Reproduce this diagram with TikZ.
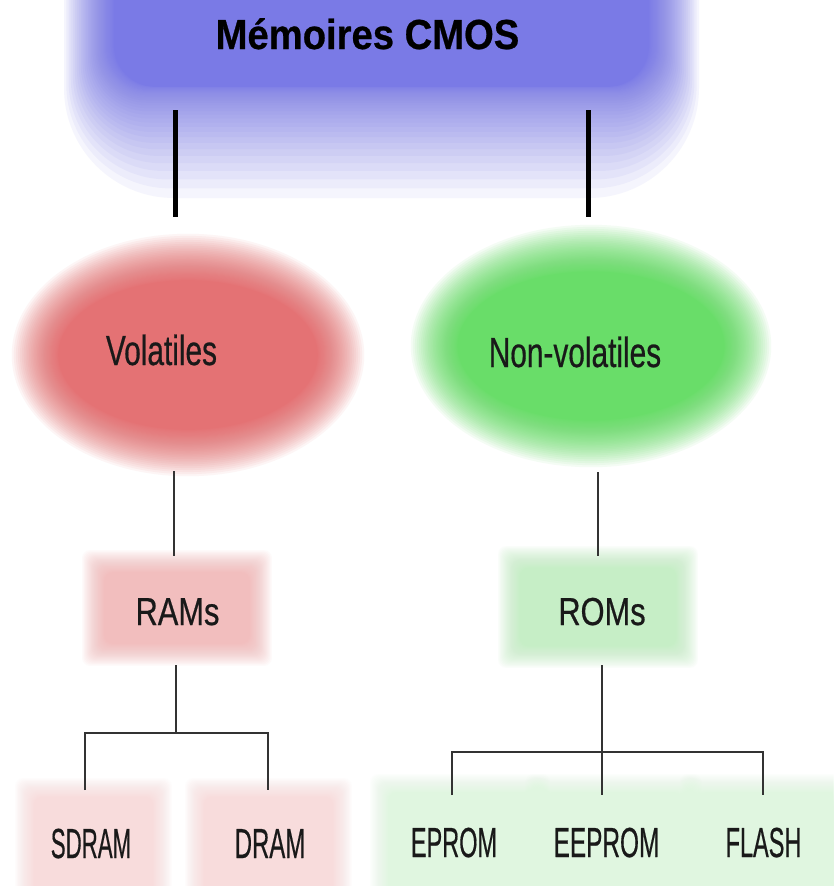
\documentclass[tikz,border=0pt]{standalone}
\usepackage{fontspec}
\setmainfont{Liberation Sans}
\newfontfamily\lblfont{Liberation Sans}[FakeBold=0.6]
\newfontfamily\ttlfont{Liberation Sans Bold}[FakeBold=0.6]
\usepackage{graphicx}
\definecolor{blueM}{RGB}{122,122,230}
\definecolor{redM}{RGB}{228,114,116}
\definecolor{greenM}{RGB}{105,221,105}
\definecolor{redL}{RGB}{242,190,190}
\definecolor{greenL}{RGB}{198,238,198}
\definecolor{redXL}{RGB}{248,220,220}
\definecolor{greenXL}{RGB}{224,246,224}
\newcommand\sq[2]{\scalebox{#1}[1]{#2}}
\newcommand\nlay{45}
% cx, cy, mid half w, mid half h, blur width, colour, corner radius
\newcommand\blurbox[7]{%
  \foreach \k in {0,...,\nlay}{%
    \pgfmathsetmacro\tt{(1-\k/\nlay)^2}%
    \pgfmathsetmacro\ww{#3-0.62*#5+#5*\tt}%
    \pgfmathsetmacro\hh{#4-0.62*#5+#5*\tt}%
    \fill[#6, fill opacity=0.07, rounded corners=#7]
      ({#1-\ww},{#2-\hh}) rectangle ({#1+\ww},{#2+\hh});
  }}
% cx, cy, mid rx, mid ry, blur width, colour
\newcommand\blurell[6]{%
  \foreach \k in {0,...,\nlay}{%
    \pgfmathsetmacro\tt{(1-\k/\nlay)^2}%
    \pgfmathsetmacro\ww{#3-0.62*#5+#5*\tt}%
    \pgfmathsetmacro\hh{#4-0.62*#5+#5*\tt}%
    \fill[#6, fill opacity=0.07] (#1,#2) ellipse [x radius=\ww pt, y radius=\hh pt];
  }}
\tikzset{
  lbl/.style={inner sep=0pt, anchor=base, text=black!90},
  bigtxt/.style={font=\lblfont\fontsize{42}{46}\selectfont},
  midtxt/.style={font=\lblfont\fontsize{39}{43}\selectfont},
  ttl/.style={inner sep=0pt, anchor=base, text=black, font=\ttlfont\fontsize{42}{46}\selectfont},
  heavyconn/.style={line width=5pt, black},
  thinconn/.style={line width=2.5pt, black!80},
}
\begin{document}
\begin{tikzpicture}[x=1pt,y=-1pt]
\useasboundingbox (0,0) rectangle (833,886);
\fill[white] (0,0) rectangle (833,886);

% blue header blob (sides blur, longer fade at the bottom)
\foreach \k in {0,...,\nlay}{%
  \pgfmathsetmacro\tt{(1-\k/\nlay)^2}%
  \pgfmathsetmacro\tb{(1-\k/\nlay)^4}%
  \pgfmathsetmacro\rc{40+70*\tb}%
  \fill[blueM, fill opacity=0.07, rounded corners=\rc pt]
    ({116-52*\tt},-140) rectangle ({647+52*\tt},{86+112*\tb});
}

% ellipses
\blurell{188}{355}{158}{103}{48}{redM}
\blurell{591}{346}{162}{103}{48}{greenM}

% RAMs / ROMs boxes
\blurbox{177}{608}{85}{48}{26}{redL}{8pt}
\blurbox{598}{607}{90}{51}{26}{greenL}{8pt}

% bottom boxes
\blurbox{93.5}{870}{68.5}{82}{26}{redXL}{8pt}
\blurbox{268.5}{870}{73.5}{82}{26}{redXL}{8pt}
\blurbox{460}{868}{80}{84}{26}{greenXL}{8pt}
\blurbox{613.5}{868}{78}{84}{26}{greenXL}{8pt}
\blurbox{770}{868}{80}{84}{26}{greenXL}{8pt}

% texts
\node[ttl] (cmos) at (367.5,49) {\sq{0.91}{Mémoires CMOS}};
\node[lbl, bigtxt] (vol) at (161.5,365) {\sq{0.71}{Volatiles}};
\node[lbl, bigtxt] (nvol) at (575,367) {\sq{0.71}{Non-volatiles}};
\node[lbl, midtxt] (ram) at (177.5,625) {\sq{0.79}{RAMs}};
\node[lbl, midtxt] (rom) at (602,625) {\sq{0.79}{ROMs}};
\node[lbl, bigtxt] (sdram) at (91,858) {\sq{0.53}{SDRAM}};
\node[lbl, bigtxt] (dram) at (270,858) {\sq{0.57}{DRAM}};
\node[lbl, bigtxt] (eprom) at (454,857) {\sq{0.56}{EPROM}};
\node[lbl, bigtxt] (eeprom) at (606.5,857) {\sq{0.58}{EEPROM}};
\node[lbl, bigtxt] (flash) at (763.5,857) {\sq{0.56}{FLASH}};

% connector end points
\coordinate (ta1) at (175.5,110); \coordinate (tb1) at (175.5,217);
\coordinate (ta2) at (588,110);   \coordinate (tb2) at (588,217);
\coordinate (va) at (174,471);    \coordinate (vb) at (174,556);
\coordinate (na) at (598,472);    \coordinate (nb) at (598,556);
\coordinate (r0) at (176,665);    \coordinate (rj) at (176,733);
\coordinate (rl) at (85,733);     \coordinate (rr) at (268,733);
\coordinate (rlb) at (85,790);    \coordinate (rrb) at (268,790);
\coordinate (o0) at (602,665);    \coordinate (oj) at (602,752);
\coordinate (ol) at (452,752);    \coordinate (or) at (763,752);
\coordinate (olb) at (452,795);   \coordinate (omb) at (602,795);
\coordinate (orb) at (763,795);

% connectors
\draw[heavyconn] (ta1) -- (tb1);
\draw[heavyconn] (ta2) -- (tb2);
\draw[thinconn] (va) -- (vb);
\draw[thinconn] (na) -- (nb);
\draw[thinconn] (r0) -- (rj);
\draw[thinconn] (rlb) -- (rl) -- (rr) -- (rrb);
\draw[thinconn] (o0) -- (omb);
\draw[thinconn] (olb) -- (ol) -- (or) -- (orb);
\end{tikzpicture}
\end{document}
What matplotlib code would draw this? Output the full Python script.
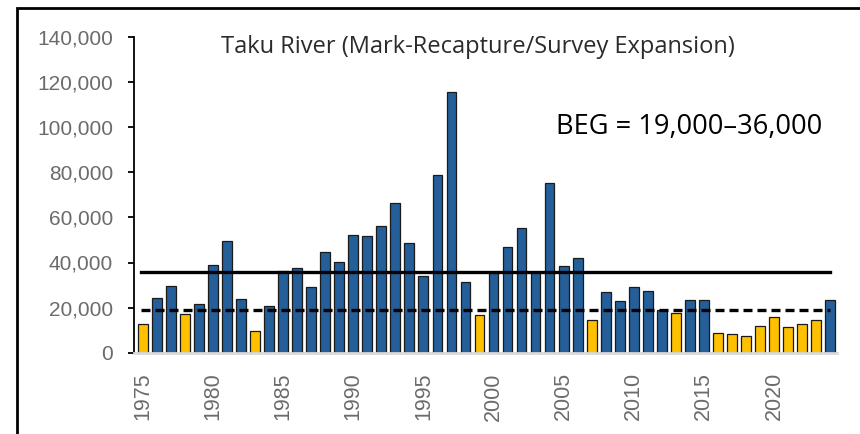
import numpy as np
import matplotlib
matplotlib.use("Agg")
import matplotlib.pyplot as plt
from matplotlib.patches import Rectangle

# escapement estimates, Taku River
years = list(range(1975, 2025))
escapement = [
    12600, 24400, 29600, 17200, 21800, 39000, 49500, 23700, 9600, 20600,
    36100, 37700, 29000, 44500, 40100, 52400, 51900, 56000, 66200, 48600,
    33900, 79000, 115400, 31300, 16800, 35400, 46800, 55300, 35700, 75200,
    38500, 42200, 14600, 26700, 22800, 29000, 27400, 19100, 17800, 23400,
    23400, 8900, 8400, 7400, 11700, 15700, 11400, 12900, 14500, 23400,
]
below_goal = [1975, 1978, 1983, 1999, 2007, 2013, 2016, 2017, 2018,
              2019, 2020, 2021, 2022, 2023]
beg_low = 19000
beg_high = 36000
tick_years = list(range(1975, 2025, 5))

BLUE = "#245f9a"
GOLD = "#ffc000"

fig = plt.figure(figsize=(8.6, 4.34), dpi=100)
W, H = 860, 434

# frame round the chart
fig.add_artist(Rectangle((17 / W, -0.1), 1.2, (H - 8) / H + 0.1,
                         transform=fig.transFigure, fill=False,
                         edgecolor="black", linewidth=2))

ax = fig.add_axes([134 / W, 81.3 / H, (837 - 134) / W, (352.7 - 37) / H])

x = np.arange(len(years))
colors = [GOLD if y in below_goal else BLUE for y in years]
ax.bar(x, escapement, width=0.7, color=colors, edgecolor="#1a1a1a",
       linewidth=0.9, zorder=2)

ax.plot([x[0] - 0.15, x[-1]], [beg_high, beg_high], color="black",
        linewidth=2.4, zorder=3)
ax.plot([x[0] - 0.15, x[-1]], [beg_low, beg_low], color="black",
        linewidth=2.4, dashes=(2.7, 1.5), zorder=3)

ax.set_xlim(-0.64, len(years) - 0.5)
ax.set_ylim(0, 140000)

ax.set_yticks(np.arange(0, 140001, 20000))
ax.set_yticklabels([f"{v:,}" for v in range(0, 140001, 20000)],
                   fontsize=15, color="#6b6b6b", family="Liberation Sans")
ax.set_xticks([years.index(y) for y in tick_years])
ax.set_xticklabels([str(y) for y in tick_years], rotation=90,
                   fontsize=15.5, color="#6b6b6b", family="Liberation Sans")
ax.tick_params(axis="y", length=4, width=1.3, pad=11, color="black")
ax.tick_params(axis="x", length=0, pad=14)

for s in ["top", "right"]:
    ax.spines[s].set_visible(False)
ax.spines["left"].set_linewidth(1.3)
ax.spines["bottom"].set_color("#d9d9d9")
ax.spines["bottom"].set_linewidth(2)

fig.text(478 / W, 1 - 47 / H, "Taku River (Mark-Recapture/Survey Expansion)",
         ha="center", va="center", fontsize=17, color="#2b2b2b",
         family="Open Sans")
fig.text(689 / W, 1 - 127 / H, "BEG = 19,000\u201336,000",
         ha="center", va="center", fontsize=19.6, color="black",
         family="Open Sans")

fig.savefig("out.png", dpi=100)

━━━━━━━━━━

## The problem
Report the number of lines in the listing that include the string "this"; give nothing but the number.

## Solved exercise
2